Críticas AdoroCinema
3,5
Bom
Elogio da Liberdade

Duas mulheres em movimento

por Bruno Carmelo

Para seu primeiro longa-metragem como diretora, Bianca Comparato embarca num projeto bastante ambicioso. Ela pretende não apenas narrar toda a trajetória da intelectual Rosiska Darcy de Oliveira – algo que seria, por si só, abrangente demais – mas também estabelecer um paralelo entre a evolução pessoal da protagonista e as mutações sociais do século XX, analisando as transformações políticas que vão de Simone de Beauvoir a Marielle Franco, das primeiras parlamentares europeias mulheres à eleição de Dilma Rousseff. Felizmente, a cineasta não utiliza o contexto social para reforçar o valor da biografada, preferindo o caminho contrário: o filme parte de Rosiska para o mundo.

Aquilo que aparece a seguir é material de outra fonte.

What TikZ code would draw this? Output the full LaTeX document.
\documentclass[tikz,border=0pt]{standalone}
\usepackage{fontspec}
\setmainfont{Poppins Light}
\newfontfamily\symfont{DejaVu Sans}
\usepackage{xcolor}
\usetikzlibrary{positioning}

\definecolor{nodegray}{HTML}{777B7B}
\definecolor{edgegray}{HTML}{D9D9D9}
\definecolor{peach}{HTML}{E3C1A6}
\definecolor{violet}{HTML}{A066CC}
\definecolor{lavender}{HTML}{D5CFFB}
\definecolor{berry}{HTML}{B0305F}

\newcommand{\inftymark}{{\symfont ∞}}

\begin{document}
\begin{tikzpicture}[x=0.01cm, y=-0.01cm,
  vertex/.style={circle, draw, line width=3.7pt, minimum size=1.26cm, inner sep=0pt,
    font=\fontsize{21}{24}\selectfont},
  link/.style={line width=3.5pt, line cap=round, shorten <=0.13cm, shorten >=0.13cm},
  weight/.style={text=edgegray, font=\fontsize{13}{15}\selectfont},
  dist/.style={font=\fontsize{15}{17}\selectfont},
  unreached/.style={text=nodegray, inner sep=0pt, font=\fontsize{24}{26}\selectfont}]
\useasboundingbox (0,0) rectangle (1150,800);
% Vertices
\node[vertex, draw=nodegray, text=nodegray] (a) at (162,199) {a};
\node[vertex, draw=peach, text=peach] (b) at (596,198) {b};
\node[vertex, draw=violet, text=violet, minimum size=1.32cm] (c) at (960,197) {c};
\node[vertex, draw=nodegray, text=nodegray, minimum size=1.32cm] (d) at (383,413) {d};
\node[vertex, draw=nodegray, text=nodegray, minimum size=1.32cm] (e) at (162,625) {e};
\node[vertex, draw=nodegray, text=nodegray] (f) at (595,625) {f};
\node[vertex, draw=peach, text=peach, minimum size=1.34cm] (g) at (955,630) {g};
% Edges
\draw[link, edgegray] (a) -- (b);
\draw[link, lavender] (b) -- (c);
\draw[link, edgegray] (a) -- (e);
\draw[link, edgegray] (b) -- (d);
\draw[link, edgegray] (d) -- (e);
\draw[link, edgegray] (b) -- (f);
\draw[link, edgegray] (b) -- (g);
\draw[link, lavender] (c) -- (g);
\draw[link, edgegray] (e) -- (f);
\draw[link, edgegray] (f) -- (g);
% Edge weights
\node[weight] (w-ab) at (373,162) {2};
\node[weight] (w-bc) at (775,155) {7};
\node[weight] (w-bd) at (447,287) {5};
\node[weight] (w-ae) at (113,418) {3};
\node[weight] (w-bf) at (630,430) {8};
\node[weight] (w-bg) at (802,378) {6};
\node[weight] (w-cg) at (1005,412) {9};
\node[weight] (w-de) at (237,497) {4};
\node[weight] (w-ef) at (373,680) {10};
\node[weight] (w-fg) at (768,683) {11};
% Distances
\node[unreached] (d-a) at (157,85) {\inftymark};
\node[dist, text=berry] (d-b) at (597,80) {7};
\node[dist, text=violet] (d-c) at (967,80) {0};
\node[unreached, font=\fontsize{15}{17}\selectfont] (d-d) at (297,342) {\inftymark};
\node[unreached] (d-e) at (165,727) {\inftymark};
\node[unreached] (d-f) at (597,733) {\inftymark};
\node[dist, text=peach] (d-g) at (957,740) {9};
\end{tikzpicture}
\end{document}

Assim, é com certo alívio que encontramos um retrato carinhoso, porém sem idealizações fáceis. A escritora e ativista possui uma trajetória interessantíssima, narrada pela própria com uma eloquência e um senso crítico invejáveis. A proximidade entre a diretora e a biografada resulta em conversas ao mesmo tempo informais e informativas. O documentário consegue aliar o melhor dos dois mundos: a imersão (pelo senso de proximidade, o bate-papo no jardim, a presença da diretora na imagem ao lado de Rosiska) e o distanciamento (a avaliação da própria trajetória, as reflexões históricas e políticas).

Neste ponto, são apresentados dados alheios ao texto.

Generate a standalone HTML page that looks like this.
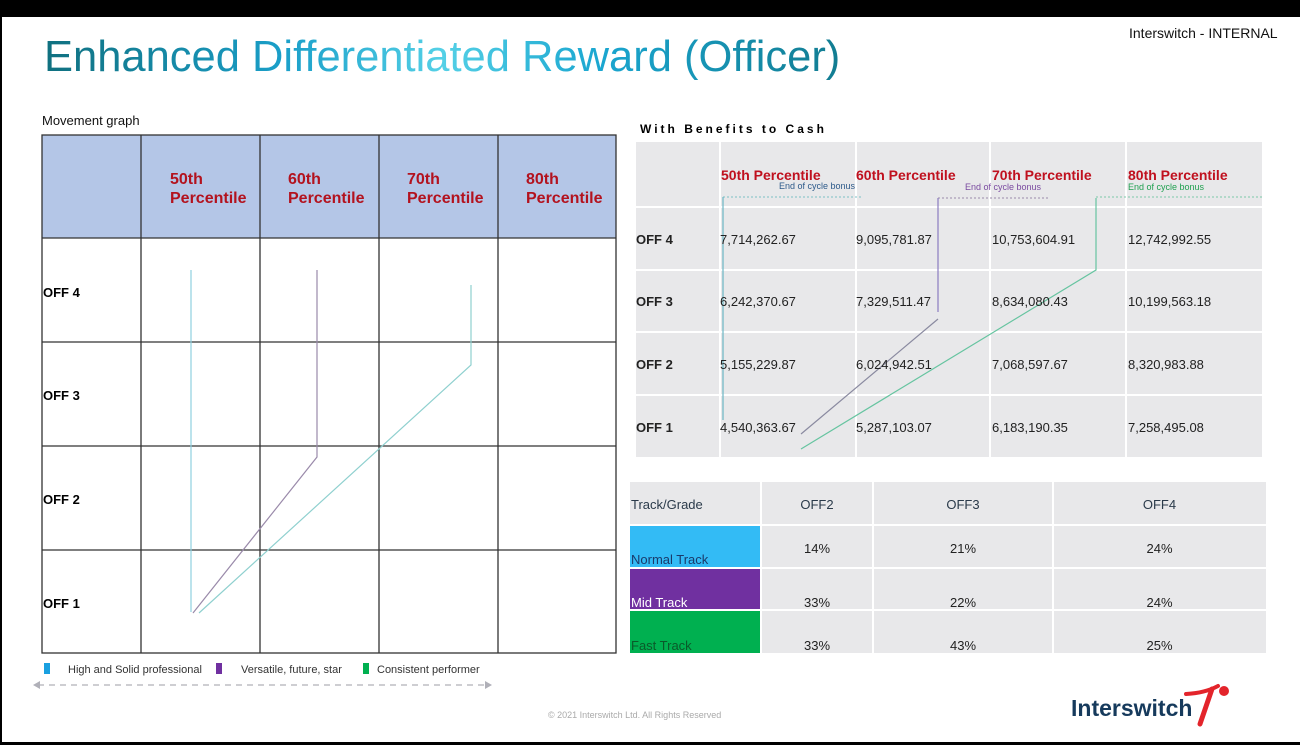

A montagem efetua um ótimo trabalho ao articular tantos temas e passagens, em saltos temporais ágeis. As diversas viagens de Rosiska transformam o filme num road movie recheado de passagens memoráveis (as entrevistas com jornalistas machistas, os depoimentos esclarecedores de Beauvoir) e imagens de arquivo surpreendentes que escancaram a evolução das mulheres no mundo ocidental. Elogio da Liberdade não apenas menciona diversas passagens, mas explica os laços orgânicos que unem filosofia e política, programas de televisão e ditadura militar, feminismo e redes sociais. Deste modo, evita o problema comum aos documentários históricos que meramente listam fatos, criando relações de causa e consequência problemáticas (post hoc ergo propter hoc). Comparato está menos interessada nos “melhores momentos” da História do que nas tendências amplas que possibilitaram transformações.

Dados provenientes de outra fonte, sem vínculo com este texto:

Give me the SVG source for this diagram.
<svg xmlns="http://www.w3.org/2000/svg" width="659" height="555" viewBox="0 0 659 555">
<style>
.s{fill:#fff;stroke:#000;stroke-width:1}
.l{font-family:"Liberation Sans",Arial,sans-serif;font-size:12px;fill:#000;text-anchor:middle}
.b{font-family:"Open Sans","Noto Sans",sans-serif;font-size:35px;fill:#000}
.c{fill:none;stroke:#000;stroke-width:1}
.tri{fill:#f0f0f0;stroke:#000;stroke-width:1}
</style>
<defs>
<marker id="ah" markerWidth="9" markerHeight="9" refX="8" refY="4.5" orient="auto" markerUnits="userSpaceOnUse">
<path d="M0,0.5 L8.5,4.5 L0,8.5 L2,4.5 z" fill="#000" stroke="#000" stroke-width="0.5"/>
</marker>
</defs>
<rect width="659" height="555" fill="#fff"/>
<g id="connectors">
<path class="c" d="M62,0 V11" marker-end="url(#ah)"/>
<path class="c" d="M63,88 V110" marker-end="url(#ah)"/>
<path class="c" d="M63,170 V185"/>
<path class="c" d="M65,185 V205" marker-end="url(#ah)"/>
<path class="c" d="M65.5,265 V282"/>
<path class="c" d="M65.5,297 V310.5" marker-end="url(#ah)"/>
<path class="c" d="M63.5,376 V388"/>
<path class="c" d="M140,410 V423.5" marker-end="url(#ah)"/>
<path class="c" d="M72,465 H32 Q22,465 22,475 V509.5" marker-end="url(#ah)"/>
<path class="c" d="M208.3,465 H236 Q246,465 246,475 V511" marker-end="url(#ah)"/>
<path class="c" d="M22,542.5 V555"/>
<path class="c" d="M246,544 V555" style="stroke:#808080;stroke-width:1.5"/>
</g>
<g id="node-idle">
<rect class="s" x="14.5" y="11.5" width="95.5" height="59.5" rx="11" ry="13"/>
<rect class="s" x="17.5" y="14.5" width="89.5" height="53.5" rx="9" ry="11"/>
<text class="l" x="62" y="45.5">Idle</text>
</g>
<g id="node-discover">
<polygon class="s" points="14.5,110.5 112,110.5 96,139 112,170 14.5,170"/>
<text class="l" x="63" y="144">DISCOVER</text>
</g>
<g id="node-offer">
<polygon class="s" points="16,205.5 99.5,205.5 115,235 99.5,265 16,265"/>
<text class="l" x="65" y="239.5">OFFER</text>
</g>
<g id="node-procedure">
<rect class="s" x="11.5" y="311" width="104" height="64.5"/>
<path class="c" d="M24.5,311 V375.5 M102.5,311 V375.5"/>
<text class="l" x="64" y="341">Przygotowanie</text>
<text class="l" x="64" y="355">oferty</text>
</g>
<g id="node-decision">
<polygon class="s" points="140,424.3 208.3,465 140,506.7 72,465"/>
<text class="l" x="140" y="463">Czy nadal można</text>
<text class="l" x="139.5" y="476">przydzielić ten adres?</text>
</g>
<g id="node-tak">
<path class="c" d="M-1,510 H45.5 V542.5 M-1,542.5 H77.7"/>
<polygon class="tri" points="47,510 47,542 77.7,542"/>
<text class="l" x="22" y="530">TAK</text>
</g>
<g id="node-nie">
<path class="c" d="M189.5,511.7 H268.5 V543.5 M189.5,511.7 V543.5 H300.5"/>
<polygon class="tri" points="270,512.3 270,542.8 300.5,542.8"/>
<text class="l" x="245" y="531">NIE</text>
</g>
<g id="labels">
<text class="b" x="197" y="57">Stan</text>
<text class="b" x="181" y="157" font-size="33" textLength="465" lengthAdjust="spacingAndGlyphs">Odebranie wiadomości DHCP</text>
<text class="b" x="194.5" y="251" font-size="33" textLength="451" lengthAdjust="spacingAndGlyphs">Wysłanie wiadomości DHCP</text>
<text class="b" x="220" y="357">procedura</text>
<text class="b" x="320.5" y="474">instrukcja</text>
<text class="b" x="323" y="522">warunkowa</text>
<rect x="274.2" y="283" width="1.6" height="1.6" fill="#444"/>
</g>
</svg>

Apesar do discurso louvável, o projeto é fragilizado por algumas escolhas estéticas. A direção aposta em uma série de filtros de imagem, que vão das bordas arredondadas à mistura entre preto e branco e colorido, passando por uma série de texturas digitais aplicadas sobre o rosto de Rosiska. As intervenções quase onipresentes soam aleatórias, além de chamarem demasiada atenção ao dispositivo cinematográfico, prejudicando a organicidade do discurso. Além disso, a trilha sonora soa óbvias demais (para apresentar a África e o Rio de Janeiro, por exemplo), e alguns instantes transparecem problemas na edição de som e na manipulação de fotografias de arquivo (uma foto pixelizada com Paulo Freire, em especial). Trata-se de detalhes, no entanto, dentro de um projeto coeso e bem desenvolvido.

Elogio da Liberdade se ergue sobre uma estrutura convencional: a mistura entre depoimentos e imagens de arquivo, utilizando fotografias e vídeos como suporte ilustrativo da descrição sonora. No entanto, dentro deste formato limitado, consegue embutir um volume surpreendente de reflexões, de modo fluido e adequado ao público do século XX. Além disso, encontra uma maneira poética de expor os textos de Rosiska Darcy de Oliveira, articulados com a vivência da protagonista e com passagens da História do Brasil. Este início tão promissor desperta boas expectativas para os próximos passos de Comparato na direção.